__Supplied entries__.
•••••

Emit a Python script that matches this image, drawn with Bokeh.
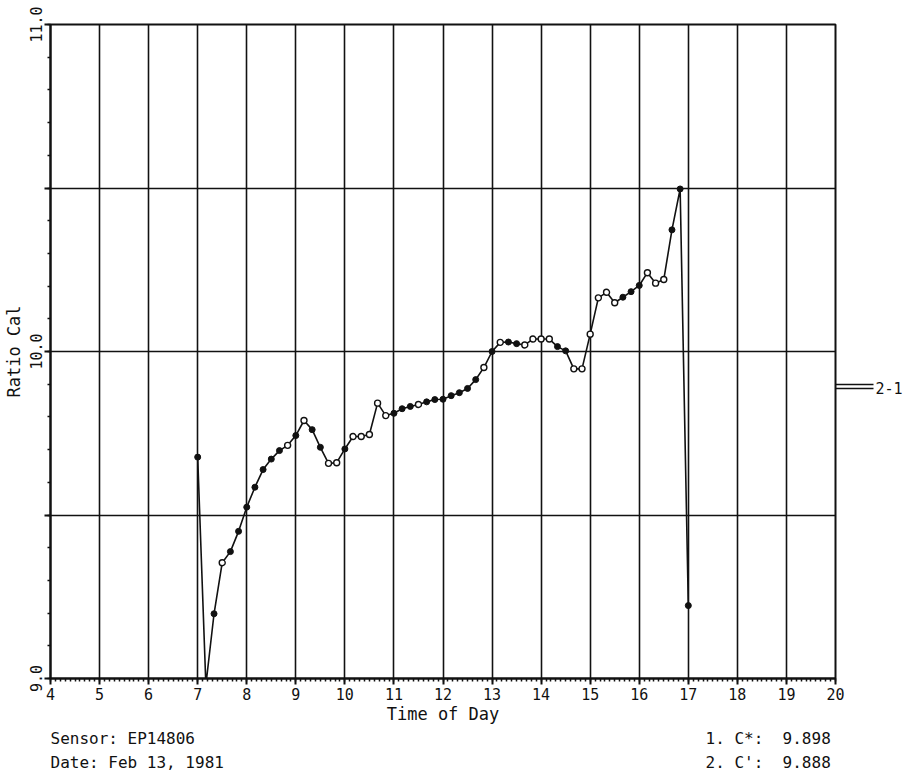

•••••

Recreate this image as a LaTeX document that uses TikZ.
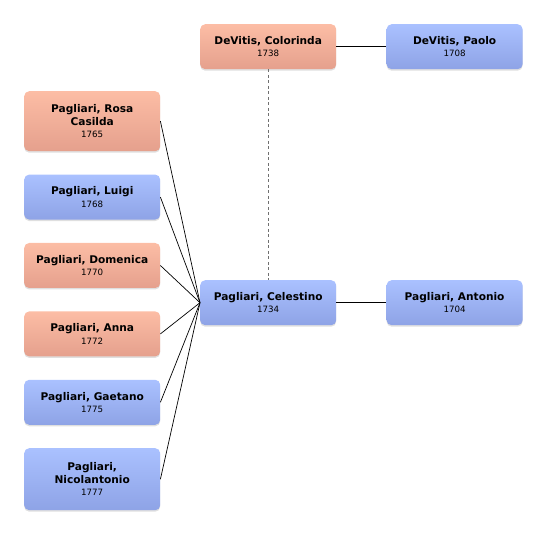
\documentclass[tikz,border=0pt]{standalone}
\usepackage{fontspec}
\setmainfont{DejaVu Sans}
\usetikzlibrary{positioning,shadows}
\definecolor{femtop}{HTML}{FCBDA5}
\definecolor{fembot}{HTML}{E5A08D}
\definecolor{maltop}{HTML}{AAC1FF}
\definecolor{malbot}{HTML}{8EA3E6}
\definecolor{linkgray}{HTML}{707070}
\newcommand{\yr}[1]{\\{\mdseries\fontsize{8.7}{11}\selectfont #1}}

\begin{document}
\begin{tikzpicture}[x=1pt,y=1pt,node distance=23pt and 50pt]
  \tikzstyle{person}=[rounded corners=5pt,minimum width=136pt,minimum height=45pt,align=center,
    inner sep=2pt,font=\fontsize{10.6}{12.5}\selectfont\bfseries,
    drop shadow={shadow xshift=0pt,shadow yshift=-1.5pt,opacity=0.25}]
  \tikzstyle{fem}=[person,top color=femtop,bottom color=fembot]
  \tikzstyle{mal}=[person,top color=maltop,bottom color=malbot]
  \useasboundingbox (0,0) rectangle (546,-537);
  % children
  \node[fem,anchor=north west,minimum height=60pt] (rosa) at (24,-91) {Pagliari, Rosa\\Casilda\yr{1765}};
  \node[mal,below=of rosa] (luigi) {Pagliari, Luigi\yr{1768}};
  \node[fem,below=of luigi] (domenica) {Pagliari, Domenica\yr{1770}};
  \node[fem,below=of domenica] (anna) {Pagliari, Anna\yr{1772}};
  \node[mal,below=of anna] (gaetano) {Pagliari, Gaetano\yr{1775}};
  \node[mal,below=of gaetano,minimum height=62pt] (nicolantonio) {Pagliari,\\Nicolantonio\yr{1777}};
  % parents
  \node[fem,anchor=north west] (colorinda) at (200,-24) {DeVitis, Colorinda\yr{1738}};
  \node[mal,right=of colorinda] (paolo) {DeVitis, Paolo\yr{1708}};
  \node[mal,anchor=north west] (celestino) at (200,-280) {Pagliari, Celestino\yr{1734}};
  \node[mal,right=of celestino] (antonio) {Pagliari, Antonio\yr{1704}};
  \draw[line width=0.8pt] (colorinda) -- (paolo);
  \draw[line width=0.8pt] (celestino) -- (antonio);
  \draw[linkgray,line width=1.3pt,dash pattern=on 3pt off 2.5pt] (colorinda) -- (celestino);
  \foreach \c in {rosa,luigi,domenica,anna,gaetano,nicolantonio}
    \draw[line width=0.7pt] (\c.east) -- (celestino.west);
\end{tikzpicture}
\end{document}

•••••

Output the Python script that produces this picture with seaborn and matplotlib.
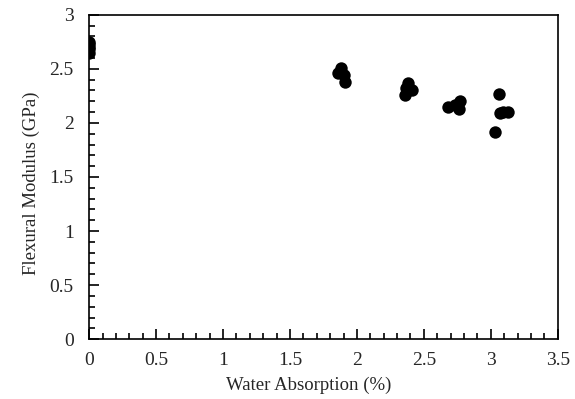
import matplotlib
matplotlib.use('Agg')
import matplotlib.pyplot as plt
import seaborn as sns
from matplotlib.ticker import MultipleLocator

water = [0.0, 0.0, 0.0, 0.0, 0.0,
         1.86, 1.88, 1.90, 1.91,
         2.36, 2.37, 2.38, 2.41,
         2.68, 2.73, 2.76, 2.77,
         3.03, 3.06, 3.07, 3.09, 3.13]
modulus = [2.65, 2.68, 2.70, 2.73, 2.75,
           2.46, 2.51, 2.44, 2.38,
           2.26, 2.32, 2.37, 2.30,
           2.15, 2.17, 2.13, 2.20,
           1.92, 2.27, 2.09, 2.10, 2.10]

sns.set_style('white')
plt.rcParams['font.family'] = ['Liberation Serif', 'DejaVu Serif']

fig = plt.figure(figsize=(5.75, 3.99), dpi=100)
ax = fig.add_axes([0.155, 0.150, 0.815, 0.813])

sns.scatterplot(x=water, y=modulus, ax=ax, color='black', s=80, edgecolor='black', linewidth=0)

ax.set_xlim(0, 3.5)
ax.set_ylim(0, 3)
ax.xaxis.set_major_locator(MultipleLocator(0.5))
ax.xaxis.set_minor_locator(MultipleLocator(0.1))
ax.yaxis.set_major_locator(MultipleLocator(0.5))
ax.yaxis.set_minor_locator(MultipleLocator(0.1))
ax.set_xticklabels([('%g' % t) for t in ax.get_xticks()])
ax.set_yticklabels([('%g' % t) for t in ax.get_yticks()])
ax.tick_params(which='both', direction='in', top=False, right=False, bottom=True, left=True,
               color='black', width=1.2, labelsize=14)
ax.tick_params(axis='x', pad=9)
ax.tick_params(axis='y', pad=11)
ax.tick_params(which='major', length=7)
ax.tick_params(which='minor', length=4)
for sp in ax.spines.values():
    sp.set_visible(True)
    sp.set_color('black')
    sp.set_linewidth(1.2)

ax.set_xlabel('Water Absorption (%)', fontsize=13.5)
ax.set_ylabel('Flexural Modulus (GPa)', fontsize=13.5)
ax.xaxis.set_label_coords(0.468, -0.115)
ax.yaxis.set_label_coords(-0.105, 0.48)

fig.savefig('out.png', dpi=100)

•••••

__Aim of the exercise__. Out of the records above, set down only the lines from the one that contains "Output the Python" through the one that contains "sp.set_linewidth(1.2)", unchanged and without the pictures.

__Correct output__.
Output the Python script that produces this picture with seaborn and matplotlib.
import matplotlib
matplotlib.use('Agg')
import matplotlib.pyplot as plt
import seaborn as sns
from matplotlib.ticker import MultipleLocator

water = [0.0, 0.0, 0.0, 0.0, 0.0,
         1.86, 1.88, 1.90, 1.91,
         2.36, 2.37, 2.38, 2.41,
         2.68, 2.73, 2.76, 2.77,
         3.03, 3.06, 3.07, 3.09, 3.13]
modulus = [2.65, 2.68, 2.70, 2.73, 2.75,
           2.46, 2.51, 2.44, 2.38,
           2.26, 2.32, 2.37, 2.30,
           2.15, 2.17, 2.13, 2.20,
           1.92, 2.27, 2.09, 2.10, 2.10]

sns.set_style('white')
plt.rcParams['font.family'] = ['Liberation Serif', 'DejaVu Serif']

fig = plt.figure(figsize=(5.75, 3.99), dpi=100)
ax = fig.add_axes([0.155, 0.150, 0.815, 0.813])

sns.scatterplot(x=water, y=modulus, ax=ax, color='black', s=80, edgecolor='black', linewidth=0)

ax.set_xlim(0, 3.5)
ax.set_ylim(0, 3)
ax.xaxis.set_major_locator(MultipleLocator(0.5))
ax.xaxis.set_minor_locator(MultipleLocator(0.1))
ax.yaxis.set_major_locator(MultipleLocator(0.5))
ax.yaxis.set_minor_locator(MultipleLocator(0.1))
ax.set_xticklabels([('%g' % t) for t in ax.get_xticks()])
ax.set_yticklabels([('%g' % t) for t in ax.get_yticks()])
ax.tick_params(which='both', direction='in', top=False, right=False, bottom=True, left=True,
               color='black', width=1.2, labelsize=14)
ax.tick_params(axis='x', pad=9)
ax.tick_params(axis='y', pad=11)
ax.tick_params(which='major', length=7)
ax.tick_params(which='minor', length=4)
for sp in ax.spines.values():
    sp.set_visible(True)
    sp.set_color('black')
    sp.set_linewidth(1.2)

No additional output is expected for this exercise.